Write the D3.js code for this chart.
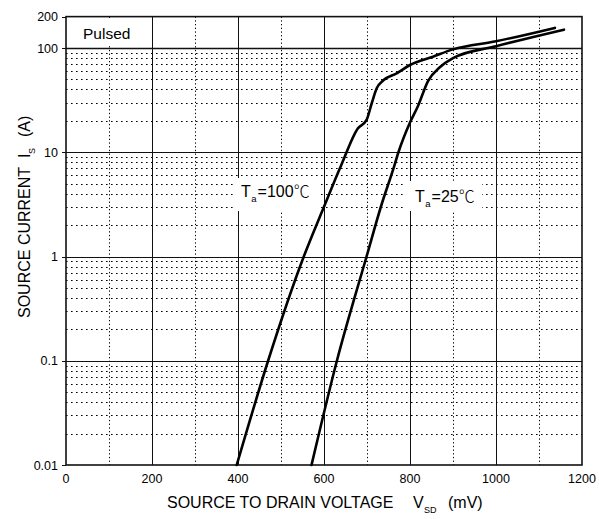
<!DOCTYPE html>
<html>
<head>
<meta charset="utf-8">
<script src="https://cdn.jsdelivr.net/npm/d3@7"></script>
<style>
  body { margin: 0; background: #fff; }
  svg { display: block; font-family: Arial, "Liberation Sans", sans-serif; }
</style>
</head>
<body>
<svg id="chart" width="599" height="519"></svg>
<script>
// tick values
const vMajor = [0, 200, 400, 600, 800, 1000, 1200];
const vMinor = [100, 300, 500, 700, 900, 1100];
const iMajor = [0.01, 0.1, 1, 10, 100, 200];
const iLabels = ['0.01', '0.1', '1', '10', '100', '200'];

// curves (mV, A)
const ta100V = [397, 470, 553, 600, 640, 679, 699, 711, 722.6, 738, 769, 800, 853.5, 900, 1000, 1137];
const ta100I = [0.01, 0.1, 1, 3.0, 7.5, 17, 20.4, 29.5, 41.1, 49, 57.2, 68.7, 82.5, 97, 116, 156];
const ta25V = [571, 630, 699, 735, 760.5, 773.3, 800, 818.6, 841.9, 870, 900, 1000, 1158];
const ta25I = [0.01, 0.1, 1, 3.26, 6.76, 10.06, 19.3, 27.8, 48.2, 65.7, 80, 104, 150];

const svg = d3.select('#chart');

const x = d3.scaleLinear().domain([0, 1200]).range([66, 582]);
const y = d3.scaleLog().domain([0.01, 100]).range([465, 48]);

const plotL = x(0), plotR = x(1200), plotT = y(200), plotB = y(0.01);
const crisp = v => Math.round(v) + 0.5;

// minor horizontal values: 2..9 in each decade below 100
const iMinor = [];
[0.01, 0.1, 1, 10].forEach(d => { for (let k = 2; k <= 9; k++) iMinor.push(+(d * k).toPrecision(3)); });

const grid = svg.append('g');

// dotted minor grid
grid.selectAll('line.hmin')
  .data(iMinor)
  .join('line')
  .attr('x1', plotL).attr('x2', plotR)
  .attr('y1', d => crisp(y(d))).attr('y2', d => crisp(y(d)))
  .attr('stroke', '#000').attr('stroke-width', 1)
  .attr('stroke-dasharray', '1.6,3.4');

grid.selectAll('line.vmin')
  .data(vMinor)
  .join('line')
  .attr('x1', d => crisp(x(d))).attr('x2', d => crisp(x(d)))
  .attr('y1', plotT).attr('y2', plotB)
  .attr('stroke', '#000').attr('stroke-width', 1)
  .attr('stroke-dasharray', '1.3,2.4');

// solid major grid
grid.selectAll('line.vmaj')
  .data(vMajor.slice(1, -1))
  .join('line')
  .attr('x1', d => crisp(x(d))).attr('x2', d => crisp(x(d)))
  .attr('y1', plotT).attr('y2', plotB)
  .attr('stroke', '#111').attr('stroke-width', 1);

grid.selectAll('line.hmaj')
  .data([0.1, 1, 10, 100])
  .join('line')
  .attr('x1', plotL).attr('x2', plotR)
  .attr('y1', d => crisp(y(d))).attr('y2', d => crisp(y(d)))
  .attr('stroke', '#111').attr('stroke-width', d => d === 100 ? 1.4 : 1);

// white boxes behind the labels
const boxes = [
  { x0: 80, y0: 19, x1: 136, y1: 44 },
  { x0: 233, y0: 178, x1: 318, y1: 211 },
  { x0: 406, y0: 181, x1: 482, y1: 211 }
];
svg.append('g').selectAll('rect')
  .data(boxes)
  .join('rect')
  .attr('x', d => d.x0).attr('y', d => d.y0)
  .attr('width', d => d.x1 - d.x0).attr('height', d => d.y1 - d.y0)
  .attr('fill', '#fff');

// frame
svg.append('rect')
  .attr('x', plotL).attr('y', plotT)
  .attr('width', plotR - plotL).attr('height', plotB - plotT)
  .attr('fill', 'none').attr('stroke', '#111').attr('stroke-width', 1.6);

// y ticks
svg.append('g').selectAll('line')
  .data(iMajor)
  .join('line')
  .attr('x1', plotL - 4).attr('x2', plotL)
  .attr('y1', d => crisp(y(d))).attr('y2', d => crisp(y(d)))
  .attr('stroke', '#111').attr('stroke-width', 1);

svg.append('g').selectAll('text')
  .data(iMajor)
  .join('text')
  .attr('x', 58).attr('y', d => y(d) + 4.5)
  .attr('text-anchor', 'end')
  .attr('font-size', 12.5)
  .text((d, i) => iLabels[i]);

svg.append('g').selectAll('text')
  .data(vMajor)
  .join('text')
  .attr('x', d => x(d)).attr('y', 483)
  .attr('text-anchor', 'middle')
  .attr('font-size', 12.5)
  .text(d => d);

// curves
const line = d3.line()
  .x(d => x(d[0]))
  .y(d => y(d[1]))
  .curve(d3.curveMonotoneX);

const curves = [
  d3.zip(ta100V, ta100I),
  d3.zip(ta25V, ta25I)
];
svg.append('g').selectAll('path')
  .data(curves)
  .join('path')
  .attr('d', line)
  .attr('fill', 'none')
  .attr('stroke', '#000')
  .attr('stroke-width', 2.6)
  .attr('stroke-linejoin', 'round')
  .attr('stroke-linecap', 'round');

// annotations
svg.append('text').attr('x', 83).attr('y', 38.5).attr('font-size', 15.5).text('Pulsed');

function tempLabel(px, py, val) {
  const t = svg.append('text').attr('x', px).attr('y', py).attr('font-size', 16);
  t.append('tspan').text('T');
  t.append('tspan').attr('font-size', 9.5).attr('dy', 5).attr('dx', 0.5).text('a');
  t.append('tspan').attr('dy', -5).attr('dx', 1).text('=' + val);
  t.append('tspan').attr('font-family', '"Noto Sans CJK SC", sans-serif').attr('font-weight', 300).text('℃');
}
tempLabel(241, 197, 100);
tempLabel(415, 201.5, 25);

// axis titles
svg.append('text').attr('x', 167).attr('y', 508).attr('font-size', 16)
  .text('SOURCE TO DRAIN VOLTAGE');
svg.append('text').attr('x', 413).attr('y', 508).attr('font-size', 16).text('V');
svg.append('text').attr('x', 424).attr('y', 513).attr('font-size', 9).text('SD');
svg.append('text').attr('x', 448).attr('y', 508).attr('font-size', 16).text('(mV)');

const yt = svg.append('g').attr('transform', 'translate(30,0) rotate(-90)');
yt.append('text').attr('x', -318).attr('y', 0).attr('font-size', 16).text('SOURCE CURRENT');
yt.append('text').attr('x', -158).attr('y', 0).attr('font-size', 16).text('I');
yt.append('text').attr('x', -154).attr('y', 5).attr('font-size', 9).text('S');
yt.append('text').attr('x', -137).attr('y', 0).attr('font-size', 16).text('(A)');
</script>
</body>
</html>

--- --- ---

Aim
Do not copy the pictures, but repeat every line exactly.

Answer to the problem
Write the D3.js code for this chart.
<!DOCTYPE html>
<html>
<head>
<meta charset="utf-8">
<script src="https://cdn.jsdelivr.net/npm/d3@7"></script>
<style>
  body { margin: 0; background: #fff; }
  svg { display: block; font-family: Arial, "Liberation Sans", sans-serif; }
</style>
</head>
<body>
<svg id="chart" width="599" height="519"></svg>
<script>
// tick values
const vMajor = [0, 200, 400, 600, 800, 1000, 1200];
const vMinor = [100, 300, 500, 700, 900, 1100];
const iMajor = [0.01, 0.1, 1, 10, 100, 200];
const iLabels = ['0.01', '0.1', '1', '10', '100', '200'];

// curves (mV, A)
const ta100V = [397, 470, 553, 600, 640, 679, 699, 711, 722.6, 738, 769, 800, 853.5, 900, 1000, 1137];
const ta100I = [0.01, 0.1, 1, 3.0, 7.5, 17, 20.4, 29.5, 41.1, 49, 57.2, 68.7, 82.5, 97, 116, 156];
const ta25V = [571, 630, 699, 735, 760.5, 773.3, 800, 818.6, 841.9, 870, 900, 1000, 1158];
const ta25I = [0.01, 0.1, 1, 3.26, 6.76, 10.06, 19.3, 27.8, 48.2, 65.7, 80, 104, 150];

const svg = d3.select('#chart');

const x = d3.scaleLinear().domain([0, 1200]).range([66, 582]);
const y = d3.scaleLog().domain([0.01, 100]).range([465, 48]);

const plotL = x(0), plotR = x(1200), plotT = y(200), plotB = y(0.01);
const crisp = v => Math.round(v) + 0.5;

// minor horizontal values: 2..9 in each decade below 100
const iMinor = [];
[0.01, 0.1, 1, 10].forEach(d => { for (let k = 2; k <= 9; k++) iMinor.push(+(d * k).toPrecision(3)); });

const grid = svg.append('g');

// dotted minor grid
grid.selectAll('line.hmin')
  .data(iMinor)
  .join('line')
  .attr('x1', plotL).attr('x2', plotR)
  .attr('y1', d => crisp(y(d))).attr('y2', d => crisp(y(d)))
  .attr('stroke', '#000').attr('stroke-width', 1)
  .attr('stroke-dasharray', '1.6,3.4');

grid.selectAll('line.vmin')
  .data(vMinor)
  .join('line')
  .attr('x1', d => crisp(x(d))).attr('x2', d => crisp(x(d)))
  .attr('y1', plotT).attr('y2', plotB)
  .attr('stroke', '#000').attr('stroke-width', 1)
  .attr('stroke-dasharray', '1.3,2.4');

// solid major grid
grid.selectAll('line.vmaj')
  .data(vMajor.slice(1, -1))
  .join('line')
  .attr('x1', d => crisp(x(d))).attr('x2', d => crisp(x(d)))
  .attr('y1', plotT).attr('y2', plotB)
  .attr('stroke', '#111').attr('stroke-width', 1);

grid.selectAll('line.hmaj')
  .data([0.1, 1, 10, 100])
  .join('line')
  .attr('x1', plotL).attr('x2', plotR)
  .attr('y1', d => crisp(y(d))).attr('y2', d => crisp(y(d)))
  .attr('stroke', '#111').attr('stroke-width', d => d === 100 ? 1.4 : 1);

// white boxes behind the labels
const boxes = [
  { x0: 80, y0: 19, x1: 136, y1: 44 },
  { x0: 233, y0: 178, x1: 318, y1: 211 },
  { x0: 406, y0: 181, x1: 482, y1: 211 }
];
svg.append('g').selectAll('rect')
  .data(boxes)
  .join('rect')
  .attr('x', d => d.x0).attr('y', d => d.y0)
  .attr('width', d => d.x1 - d.x0).attr('height', d => d.y1 - d.y0)
  .attr('fill', '#fff');

// frame
svg.append('rect')
  .attr('x', plotL).attr('y', plotT)
  .attr('width', plotR - plotL).attr('height', plotB - plotT)
  .attr('fill', 'none').attr('stroke', '#111').attr('stroke-width', 1.6);

// y ticks
svg.append('g').selectAll('line')
  .data(iMajor)
  .join('line')
  .attr('x1', plotL - 4).attr('x2', plotL)
  .attr('y1', d => crisp(y(d))).attr('y2', d => crisp(y(d)))
  .attr('stroke', '#111').attr('stroke-width', 1);

svg.append('g').selectAll('text')
  .data(iMajor)
  .join('text')
  .attr('x', 58).attr('y', d => y(d) + 4.5)
  .attr('text-anchor', 'end')
  .attr('font-size', 12.5)
  .text((d, i) => iLabels[i]);

svg.append('g').selectAll('text')
  .data(vMajor)
  .join('text')
  .attr('x', d => x(d)).attr('y', 483)
  .attr('text-anchor', 'middle')
  .attr('font-size', 12.5)
  .text(d => d);

// curves
const line = d3.line()
  .x(d => x(d[0]))
  .y(d => y(d[1]))
  .curve(d3.curveMonotoneX);

const curves = [
  d3.zip(ta100V, ta100I),
  d3.zip(ta25V, ta25I)
];
svg.append('g').selectAll('path')
  .data(curves)
  .join('path')
  .attr('d', line)
  .attr('fill', 'none')
  .attr('stroke', '#000')
  .attr('stroke-width', 2.6)
  .attr('stroke-linejoin', 'round')
  .attr('stroke-linecap', 'round');

// annotations
svg.append('text').attr('x', 83).attr('y', 38.5).attr('font-size', 15.5).text('Pulsed');

function tempLabel(px, py, val) {
  const t = svg.append('text').attr('x', px).attr('y', py).attr('font-size', 16);
  t.append('tspan').text('T');
  t.append('tspan').attr('font-size', 9.5).attr('dy', 5).attr('dx', 0.5).text('a');
  t.append('tspan').attr('dy', -5).attr('dx', 1).text('=' + val);
  t.append('tspan').attr('font-family', '"Noto Sans CJK SC", sans-serif').attr('font-weight', 300).text('℃');
}
tempLabel(241, 197, 100);
tempLabel(415, 201.5, 25);

// axis titles
svg.append('text').attr('x', 167).attr('y', 508).attr('font-size', 16)
  .text('SOURCE TO DRAIN VOLTAGE');
svg.append('text').attr('x', 413).attr('y', 508).attr('font-size', 16).text('V');
svg.append('text').attr('x', 424).attr('y', 513).attr('font-size', 9).text('SD');
svg.append('text').attr('x', 448).attr('y', 508).attr('font-size', 16).text('(mV)');

const yt = svg.append('g').attr('transform', 'translate(30,0) rotate(-90)');
yt.append('text').attr('x', -318).attr('y', 0).attr('font-size', 16).text('SOURCE CURRENT');
yt.append('text').attr('x', -158).attr('y', 0).attr('font-size', 16).text('I');
yt.append('text').attr('x', -154).attr('y', 5).attr('font-size', 9).text('S');
yt.append('text').attr('x', -137).attr('y', 0).attr('font-size', 16).text('(A)');
</script>
</body>
</html>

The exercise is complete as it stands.